Поздние новеллы | страница 53
— Погоди, Анна, погоди, ни слова больше, что ты такое говоришь, я не могу этого слышать! Ты плачешь вместе со мной, твоя забота полна любви, но то, что ты говоришь, твои предложения, они невозможны, они мне отвратительны. Изгнать его? Отослать? Куда завела тебя твоя заботливость! Ты говоришь о прекрасной природе, но своими немыслимыми требованиями бьешь ее по лицу, ты хочешь, чтобы я ударила ее по лицу, задушив болезненную весну, которой она чудесным образом одарила меня! Какой это был бы грех, к тому же какая неблагодарность, какое предательство по отношению к ней, к природе, и какое отступление от веры в ее благое всемогущество! Помнишь Сару, как та согрешила? Она рассмеялась про себя, стоя у входа, и сказала: «Мне ли, когда я состарилась, иметь сие вожделение?

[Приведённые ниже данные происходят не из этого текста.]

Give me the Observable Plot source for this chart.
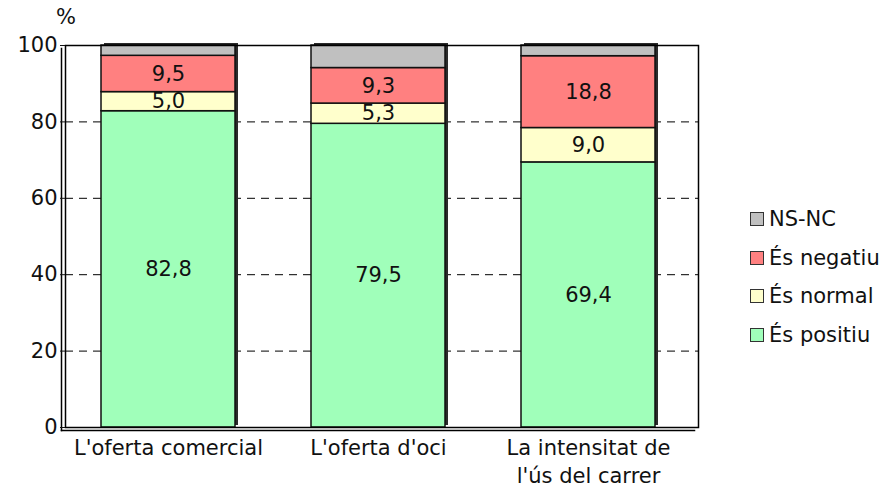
<!DOCTYPE html>
<html>
<head>
<meta charset="utf-8">
<script src="https://cdn.jsdelivr.net/npm/d3@7"></script>
<script src="https://cdn.jsdelivr.net/npm/@observablehq/plot@0.6"></script>
<style>
  body { margin: 0; background: #fff; font-family: "DejaVu Sans", Verdana, sans-serif; }
  #wrap { position: relative; width: 892px; height: 487px; }
  #pct { position: absolute; left: 56px; top: 5px; font-size: 21px; color: #111; }
  #legend { position: absolute; left: 750px; top: 200px; font-size: 21px; color: #111; }
  .row { display: flex; align-items: center; height: 38.5px; }
  .sw { width: 12px; height: 12px; border: 1.5px solid #333; margin-right: 5px; }
</style>
</head>
<body>
<div id="wrap">
  <div id="chart"></div>
  <div id="pct">%</div>
  <div id="legend"></div>
</div>
<script>
const categories = ["L'oferta comercial", "L'oferta d'oci", "La intensitat de\nl'ús del carrer"];
const series = ["És positiu", "És normal", "És negatiu", "NS-NC"];
const colors = ["#A0FFBA", "#FFFFCC", "#FF8080", "#C0C0C0"];
const positiu = [82.8, 79.5, 69.4];
const normal = [5.0, 5.3, 9.0];
const negatiu = [9.5, 9.3, 18.8];
const nsnc = [2.7, 5.9, 2.8];
const yTicks = [0, 20, 40, 60, 80, 100];
const gridTicks = [20, 40, 60, 80];

const valuesBySeries = [positiu, normal, negatiu, nsnc];
const data = [];
series.forEach((s, i) => categories.forEach((c, j) => data.push({cat: c, series: s, value: valuesBySeries[i][j]})));
const totals = categories.map((c, j) => ({cat: c, value: valuesBySeries.reduce((a, v) => a + v[j], 0)}));
const fmt = v => v.toFixed(1).replace(".", ",");

const chart = Plot.plot({
  width: 892,
  height: 487,
  marginLeft: 65,
  marginRight: 194,
  marginTop: 45,
  marginBottom: 60,
  style: {fontFamily: "DejaVu Sans, Verdana, sans-serif", fontSize: "21px", color: "#111", background: "white", overflow: "visible"},
  x: {domain: categories, paddingInner: 0.363, paddingOuter: 0.185, align: 0.45, label: null},
  y: {domain: [0, 100], label: null},
  color: {domain: series, range: colors},
  marks: [
    Plot.ruleY(gridTicks, {stroke: "#000", strokeDasharray: "8,6", strokeWidth: 1}),
    Plot.barY(totals, {x: "cat", y: "value", fill: "#2a2a2a", dx: 3, dy: -2}),
    Plot.barY(data, {x: "cat", y: "value", fill: "series", stroke: "#111", strokeWidth: 1.5, order: series}),
    Plot.text(data, Plot.stackY({x: "cat", y: "value", z: "series", order: series,
      text: d => d.series === "NS-NC" ? "" : fmt(d.value), fontSize: 21, fill: "#111"})),
    Plot.frame({stroke: "#000", strokeWidth: 1.5}),
    Plot.frame({anchor: "left", dx: -4, dy: 3, stroke: "#000", strokeWidth: 1.5}),
    Plot.frame({anchor: "bottom", dx: -4, dy: 3, stroke: "#000", strokeWidth: 1.5}),
    Plot.axisY({ticks: yTicks, tickSize: 5, tickPadding: 3, fontSize: 21, label: null, anchor: "left"}),
    Plot.axisX({tickSize: 0, tickPadding: 7, fontSize: 21, lineHeight: 1.35, label: null})
  ]
});
document.getElementById("chart").appendChild(chart);

const legend = document.getElementById("legend");
[...series].reverse().forEach(s => {
  const row = document.createElement("div");
  row.className = "row";
  const sw = document.createElement("div");
  sw.className = "sw";
  sw.style.background = colors[series.indexOf(s)];
  row.appendChild(sw);
  const t = document.createElement("span");
  t.textContent = s;
  row.appendChild(t);
  legend.appendChild(row);
});
</script>
</body>
</html>
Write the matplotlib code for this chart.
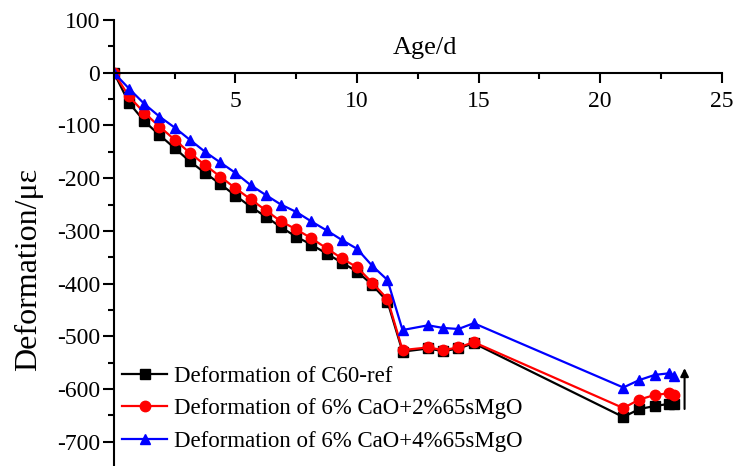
import matplotlib
matplotlib.use("Agg")
import matplotlib.pyplot as plt
from matplotlib.ticker import MultipleLocator

plt.rcParams["font.family"] = ["Liberation Serif", "DejaVu Serif"]
plt.rcParams["axes.unicode_minus"] = False

# Age in days
age = [0, 0.62, 1.25, 1.87, 2.5, 3.12, 3.75, 4.37, 5.0, 5.62, 6.25, 6.87,
       7.5, 8.12, 8.75, 9.37, 10.0, 10.62, 11.25, 11.87, 12.92, 13.54,
       14.17, 14.8, 20.95, 21.6, 22.25, 22.85, 23.05]

# Deformation (micro-strain)
ref = [0, -57, -92, -118, -143, -168, -190, -211, -233, -254, -273, -293,
       -311, -326, -343, -360, -377, -402, -434, -529, -523, -528,
       -523, -513, -653, -638, -632, -628, -628]
mgo2 = [0, -45, -76, -102, -127, -152, -175, -197, -219, -240, -261, -282,
        -297, -314, -333, -352, -369, -398, -429, -526, -521, -526,
        -521, -511, -636, -620, -611, -608, -611]
mgo4 = [0, -30, -59, -83, -104, -127, -150, -170, -190, -213, -232, -250,
        -264, -282, -299, -317, -334, -366, -393, -488, -479, -484,
        -486, -475, -597, -583, -573, -570, -575]

labels = ["Deformation of C60-ref",
          "Deformation of 6% CaO+2%65sMgO",
          "Deformation of 6% CaO+4%65sMgO"]

# arrow marking the recovery at the end of the test
arrow_x = 23.47
arrow_from, arrow_to = -643, -555

fig = plt.figure(figsize=(7.35, 4.66), dpi=100)
ax = fig.add_axes([0.155, 0.001, 0.827, 0.956])

ax.plot(age, ref, "-s", color="black", lw=1.6, ms=6.5, label=labels[0])
ax.plot(age, mgo2, "-o", color="red", lw=1.6, ms=7.5, label=labels[1])
ax.plot(age, mgo4, "-^", color="blue", lw=1.6, ms=7.5, label=labels[2])

ax.annotate("", xy=(arrow_x, arrow_to), xytext=(arrow_x, arrow_from),
            arrowprops=dict(arrowstyle="-|>", color="black", lw=1.5,
                            mutation_scale=12))

ax.set_xlim(0, 25)
ax.set_ylim(-745, 100)

# x axis runs through zero, no box around the plot
ax.spines["bottom"].set_position(("data", 0))
ax.spines["top"].set_visible(False)
ax.spines["right"].set_visible(False)
for s in ("bottom", "left"):
    ax.spines[s].set_linewidth(1.5)

ax.xaxis.set_major_locator(MultipleLocator(5))
ax.xaxis.set_minor_locator(MultipleLocator(2.5))
ax.yaxis.set_major_locator(MultipleLocator(100))
ax.yaxis.set_minor_locator(MultipleLocator(50))

ax.set_xticks([5, 10, 15, 20, 25])
ax.tick_params(axis="x", which="major", direction="out", length=7, width=1.5,
               labelsize=17, pad=6)
ax.tick_params(axis="x", which="minor", direction="out", length=4, width=1.5)
ax.tick_params(axis="y", which="major", direction="out", length=8, width=1.5,
               labelsize=17, pad=2)
ax.tick_params(axis="y", which="minor", direction="out", length=4, width=1.5)

ax.text(12.8, 47, "Age/d", fontsize=19, ha="center", va="center")
ax.text(-0.14, 0.44, "Deformation/\u03bc\u03b5", fontsize=23, rotation=90,
        ha="center", va="center", transform=ax.transAxes)

ax.legend(loc="lower left", bbox_to_anchor=(-0.01, 0.0), frameon=False,
          fontsize=16.5, handlelength=2.0, handletextpad=0.3,
          labelspacing=0.5, borderaxespad=0.2)

fig.savefig("out.png", dpi=100)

И господин мой стар». Тогда сказал в сердцах Бог, Господь: «Отчего это рассмеялась Сара?» По моему мнению, она рассмеялась не столько из-за своего собственного иссякшего возраста, сколько потому, что и Авраам, ее господин, был так стар и в летах преклонных, уже девяносто девять. Какая женщина не рассмеялась бы при мысли об утолении вожделения с девяностодевятилетним, хотя любовная жизнь мужчин и не так строго ограничена, как женская. Мой же господин молод, цветуще-молод, и насколько же легче и завлекательнее мне мысль о том… Ах, Анна, верное мое дитя, я имею сие вожделение, постыдное, скорбное вожделение в крови, в желаниях и не могу отделаться от него, не могу бежать в Таунус, а если ты уговоришь уехать Кена, — мне кажется, я возненавижу тебя до самой смерти!
Велика была боль, с какой Анна слушала эти безудержные, опьяненные слова.
— Моя дорогая мама, — подавленно сказала она, — ты очень взволнована. Сейчас тебе необходим покой и сон. Прими с водой двадцать капель валерианы, даже двадцать пять.
Это безобидное средство часто хорошо помогает. И смею тебя заверить, что по собственному почину не предприму ничего такого, чему противится твое чувство. Пусть это заверение послужит твоему спокойствию, ради которого я готова на все! Если я пренебрежительно говорила о Китоне, которого уважаю как предмет твоей привязанности, хотя должна бы проклинать его как источник твоих страданий, то ты поймешь: тем самым я лишь старалась способствовать тому, чтобы ты успокоилась. За доверие я бесконечно тебе благодарна и надеюсь, даже твердо верю, что признанием мне ты несколько облегчила душу. Возможно, оно станет предпосылкой твоего выздоровления… я хочу сказать, спокойствия. Эта любимая, жизнерадостная, такая дорогая всем нам душа придет в себя. Она любит, страдая… Ты не думаешь, что, скажем, со временем она могла бы научиться любить без страдания, в согласии с разумом? Видишь ли, любовь… — Анна говорила это, бережно ведя мать в спальню, чтобы накапать ей в стакан валерианы. — Любовь может таить в себе все, что угодно, столько всего покрывается ее именем, и все-таки она всегда остается собой! Например, любовь матери к сыну… Я знаю, Эдуард тебе не особенно близок… но эта любовь может быть очень искренней, очень страстной, она может мягко, но отчетливо отличаться от любви к ребенку того же пола и все же ни на секунду не выходить за рамки материнской. Что, если ты используешь тот факт, что Кен мог бы быть твоим сыном, дабы перевести испытываемую тобой нежность в материнство, на благо себе поселишь ее в материнском лоне?